Charles Godfrey will get picked on this week by his Carolina Panthers teammates for not scoring on his first career interception Sunday. His teammates gleefully promise that.
But Godfrey can take it. He has been a satisfying addition to the defense so far – making his mistakes, but rarely making the same one.
And even if he can't outrun Daunte Culpepper, at least he tricked the veteran quarterback in the first place.
On the most important play of Sunday's game, with Detroit trailing Carolina 24-22 in the fourth quarter, Godfrey hid behind the intended receiver and jumped out just as Culpepper threw the ball.
That hide-and-seek move resulted in Godfrey's first interception and his second very big play for this 8-2 Carolina team.
Then the rookie's instincts deserted him.
“I caught it (at the Detroit 20), and I kind of hesitated a little bit,” Godfrey said. “I was like, ‘Man, he threw this ball right to me!' I knew it was a big play. I kind of froze. My first interception – I kind of jibber-jabbered.

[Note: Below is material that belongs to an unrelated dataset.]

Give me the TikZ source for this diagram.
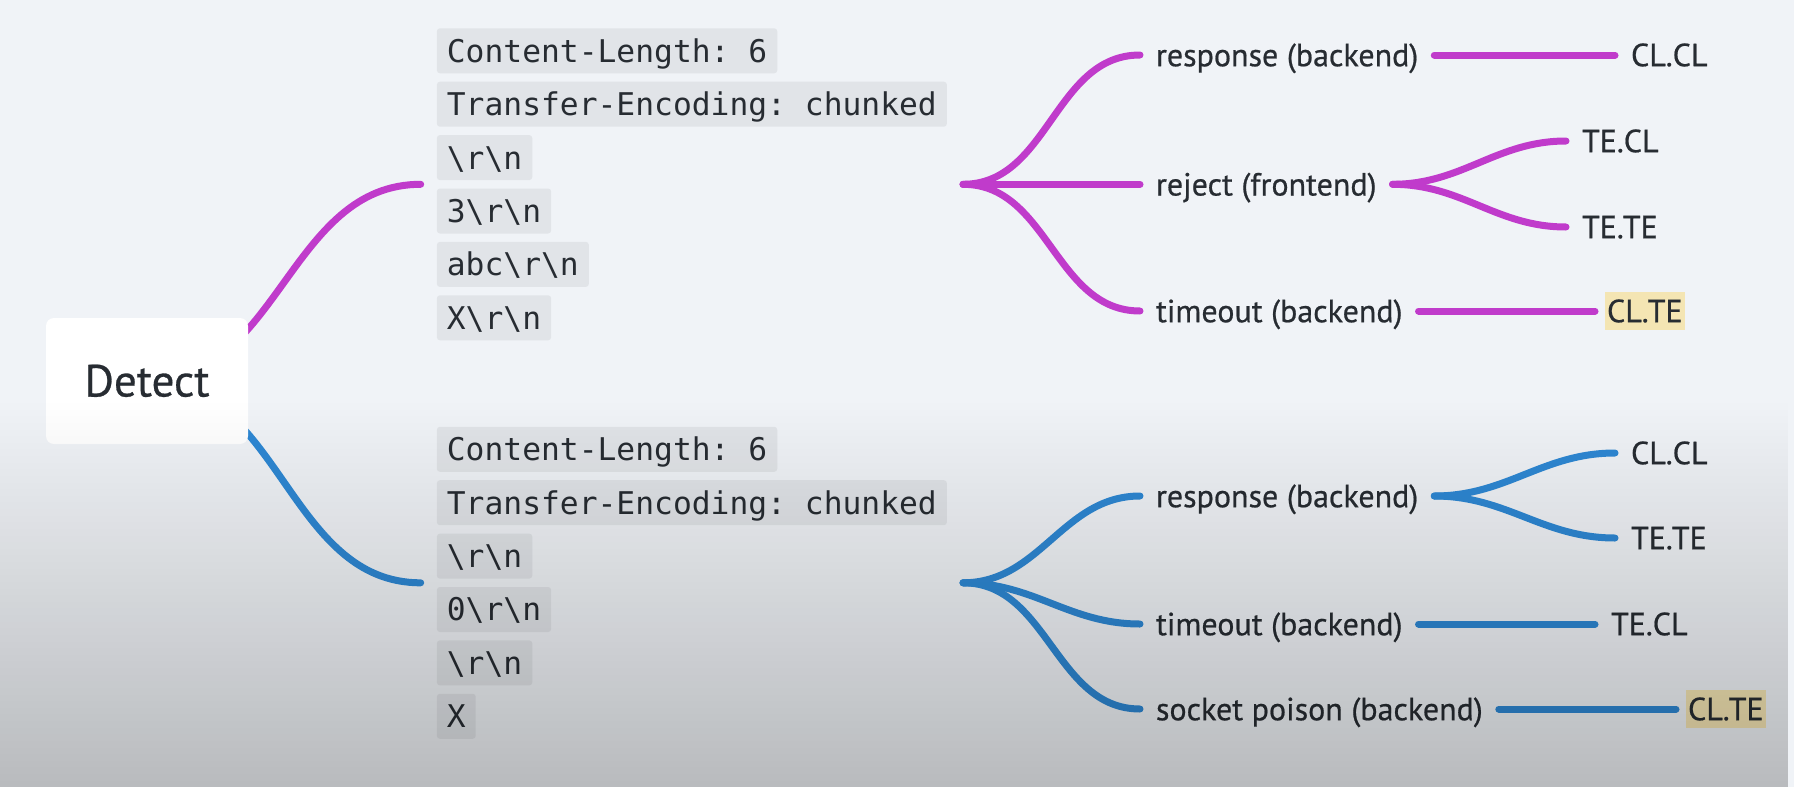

But hey, I caught it.”
Jibber-jabbering, apparently, has the following definition: With acres of open territory in front of you, you instead run directly at the 260-pound quarterback who threw the interception and let him knock you down.
As Godfrey was getting interviewed by a group of reporters in the locker room Sunday, safety Chris Harris jumped into the fray, masquerading as a reporter so he could ask a question.
“Can you talk about the interception return?” Harris asked. “Can you talk to us about Daunte Culpepper tackling you?”
Harris later elaborated happily on Godfrey's mistake, saying the rookie broke one of the NFL's cardinal rules: Never get taken down by a kicker or a quarterback.
“He got tackled – form tackled! – by a quarterback,” Harris said. “He'll get it in the meeting rooms for about a week.”
Other Panthers defenders jumped on Godfrey for not scoring as well, but it was all in fun. In reality, he got the ball inside the Detroit 5 and the Panthers scored on the next play to clinch the game.
Godfrey also made a huge play against Arizona, sniffing out a fake field goal attempt. If he didn't make that tackle, the Cardinals would have scored a touchdown on the play. Instead Godfrey – the only rookie starter on Carolina's defense – stopped the play short of a first down.
His work ethic has also earned the respect of his offensive teammates.
“He gets it,” quarterback Jake Delhomme said. “He understands. It's not about flash. It's about coming to work every day. He's always here early. He cares.”
Godfrey has had down moments, too, this season. He got burned in San Diego for a touchdown. He got burned in Minnesota for a 48-yard completion that was key to the Vikings' win. And he will be tested repeatedly in these final six games.
A cornerback in college at Iowa, Godfrey was a third-round pick for Carolina in the 2008 draft.
“The biggest adjustment has been the speed of the game,” he said. “It all happens so fast.”
But Godfrey is learning. Even after making no move at all to avoid getting tackled by Culpepper, he made a nice one immediately after that.
Godfrey took the ball he intercepted to the sideline and – rather than keeping it – presented it to Carolina secondary coach Tim Lewis.
“He and the other coaches have helped me out so much,” Godfrey said. “I wanted to say thank you.”